A historian, archivist and journalist, Zaklikowski has reconstructed the rebbe’s relationships with four distinguished figures: sculptor Jacques Lipchitz, opera tenor Jan Peerce, philanthropist David Chase and Yiddish writer Chaim Grade. Since most of their interactions took place via letters—preserved in the archives of Chabad and in those of the artists—we are privy to the back-and-forth as the rebbe related to people whose values were starkly different from his own.
Thus, we see the rebbe, as anyone familiar with Chabad might expect, encouraging Lipchitz and Grade to don tefillin and urging Peerce not to perform on the Sabbath. But we also see the artists’ responses, which range from enthusiastic to resistant.
Lipchitz, for example, gladly agreed to put on phylacteries each day, even crediting the practice with inspiring his work. Yet when the rebbe’s suggestions encroached on the sacred territory of art, the sculptor ceded little ground. The two butted heads over the question of whether sculpture could be considered a “graven image” prohibited by halachah, Jewish law, but their most significant disagreement came when Lipchitz donated his work to the Israel Museum in Jerusalem.

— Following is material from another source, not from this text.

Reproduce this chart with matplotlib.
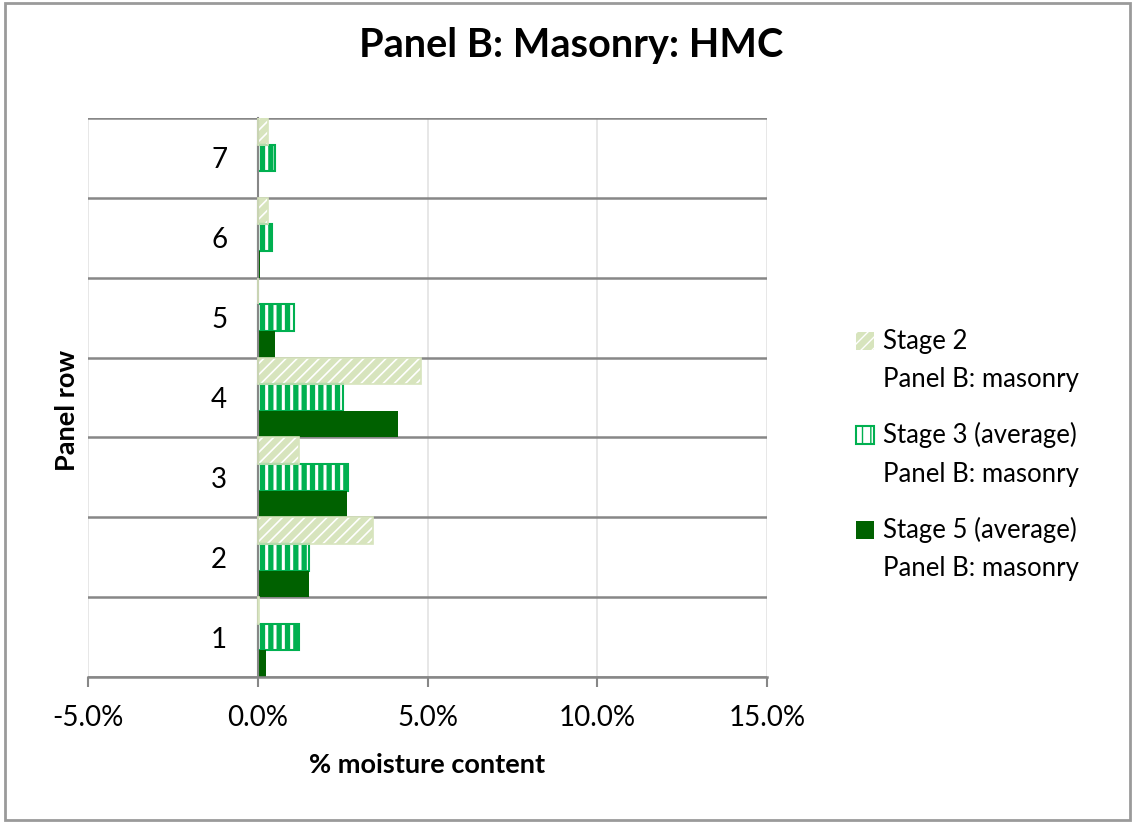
import matplotlib
matplotlib.use("Agg")
import matplotlib.pyplot as plt
from matplotlib.patches import Rectangle
from matplotlib.legend_handler import HandlerPatch
import numpy as np

plt.rcParams['font.family'] = ['Lato', 'DejaVu Sans']

rows = [1, 2, 3, 4, 5, 6, 7]
stage2 = [0.05, 3.38, 1.21, 4.82, 0.0, 0.3, 0.3]
stage3 = [1.22, 1.51, 2.67, 2.52, 1.06, 0.43, 0.5]
stage5 = [0.25, 1.51, 2.62, 4.13, 0.5, 0.08, 0.0]
labels = ["Stage 2\nPanel B: masonry",
          "Stage 3 (average)\nPanel B: masonry",
          "Stage 5 (average)\nPanel B: masonry"]

light = '#D7E4BD'
mid = '#00B050'
dark = '#006100'
grey = '#878787'

fig = plt.figure(figsize=(11.35, 8.23), dpi=100)
ax = fig.add_axes([88 / 1135, 1 - 677 / 823, (767 - 88) / 1135, (677 - 118) / 823])

y = np.array(rows, dtype=float)
h = 1 / 3

# stage 2: light green with white diagonal stripes
with plt.rc_context({'hatch.linewidth': 1.2}):
    b2 = ax.barh(y + h, stage2, height=h, color=light, edgecolor='white',
                 hatch='///', linewidth=0, zorder=2)
ax.barh(y + h, stage2, height=h, facecolor='none', edgecolor=light,
        linewidth=1.2, zorder=3)

# stage 3: green vertical stripes
with plt.rc_context({'hatch.linewidth': 3.8}):
    b3 = ax.barh(y, stage3, height=h, color='white', edgecolor=mid,
                 hatch='||', linewidth=1.5, zorder=2)

# stage 5: solid dark green
b5 = ax.barh(y - h, stage5, height=h, color=dark, linewidth=0, zorder=2)

ax.spines['top'].set_visible(False)
ax.spines['right'].set_visible(False)
ax.spines['left'].set_position(('data', 0))
ax.spines['left'].set_color(grey)
ax.spines['left'].set_linewidth(1.5)
ax.spines['bottom'].set_color(grey)
ax.spines['bottom'].set_linewidth(1.8)

ax.set_xlim(-5, 15)
ax.set_ylim(0.5, 7.5)
ax.set_xticks([-5, 0, 5, 10, 15])
ax.set_xticklabels([f"{v:.1f}%" for v in [-5, 0, 5, 10, 15]])
ax.set_yticks(rows)
ax.set_yticklabels([str(r) for r in rows])
ax.set_yticks(np.arange(0.5, 7.6, 1), minor=True)

ax.grid(axis='x', which='major', color='#E3E3E3', linewidth=1.2, zorder=0)
ax.grid(axis='y', which='minor', color=grey, linewidth=1.8, zorder=1)
ax.set_axisbelow(True)

ax.tick_params(axis='y', which='both', length=0, pad=22, labelsize=20)
ax.tick_params(axis='x', length=7, width=1.5, color=grey, pad=13, labelsize=20)

fig.text(427 / 1135, 1 - 765 / 823, "% moisture content", fontsize=19.5,
         fontweight='bold', ha='center', va='center')
fig.text(67 / 1135, 1 - 410 / 823, "Panel row", rotation=90, fontsize=19.5,
         fontweight='bold', ha='center', va='center')

fig.text(571 / 1135, 1 - 57 / 823, "Panel B: Masonry: HMC", fontsize=28.5,
         fontweight='bold', ha='center', va='baseline')


def first_line_patch(legend, orig_handle, xdescent, ydescent, width, height, fontsize):
    return Rectangle((-xdescent, -ydescent + fontsize * 0.8), width, height)


handles = [b2.patches[0], b3.patches[0], b5.patches[0]]
leg = fig.legend(handles, labels, loc='upper left',
                 bbox_to_anchor=(843 / 1135, 1 - 316 / 823), frameon=False,
                 fontsize=18.5, handlelength=0.7, handleheight=0.7,
                 handletextpad=0.35, labelspacing=1.18, borderpad=0,
                 handler_map={hd: HandlerPatch(patch_func=first_line_patch)
                              for hd in handles})
for t in leg.get_texts():
    t.set_linespacing(1.66)

fig.patches.append(Rectangle((0.004, 0.004), 0.992, 0.992, transform=fig.transFigure,
                             fill=False, edgecolor='#9A9A9A', linewidth=2))

fig.savefig("out.png", dpi=100)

The rebbe passionately opposed the museum, which he felt was an attempt to turn Jerusalem into a secular city, a desecration of holy ground. He wrote Lipchitz extensively and repeatedly, urging him not to participate, but the artist would have none of it. “Torah does not only refer to Jewish law, but to knowledge, light and progress,” he wrote to the rebbe. “Israel must choose its route if it wants to survive.”
The conflict remained unresolved. Lipchitz’s work went to Jerusalem, where it remains on display. Yet—and this is the point—the rebbe did not allow the argument to sever their connection. When it became clear that he could not persuade Lipchitz, the rebbe simply ended the discussion, writing, “It is my policy in my relationships with other people to seek out points of agreement rather than disagreement.” Indeed, they remained close until Lipchitz’s death in 1973: One of the last pieces the sculptor worked on was a plate titled “Rebbe and His Hasidim,” and after his death, his Italian estate was donated to Chabad be used as a summer camp.
What allowed the rebbe—what allows his emissaries to this day—to maintain relationships despite fundamental disagreements, Zaklikowski posits, is pride. Not arrogance, but an authentic Jewish pride so strong that “it could not be affected by another’s rejection.”
In a lengthy prologue, he traces the rebbe’s advocacy for Jewish pride, beginning with parades in the 1950s and including the controversy over public menorah-lightings that began in the years after the first one was erected in Philadelphia in 1974. Real pride, writes Zaklikowski, delicately balances humility towards God and others with strength from one’s own unshakable convictions. Real pride forms connections rather than severs them.
The implication is startling: When disagreement leads to dissension, perhaps the problem is not that we hold our views too strongly, but that we don’t hold them strongly enough.
Of course, it’s not as simple as that. Chabad has been involved in plenty of acrimonious conflict, both within its own ranks and around the world. Zaklikowski, a Chabad Chasid, has an undisguised bias here. Yet his insight is real. While the movement, like most Chasidic groups, is keen to suppress any sign of disagreement, Zaklikowski has the courage not to shy away from it, and the added punch of honesty only makes the rebbe, and Chabad, more impressive.
Note: Sarah Ogince served as editor of Dear Rebbe.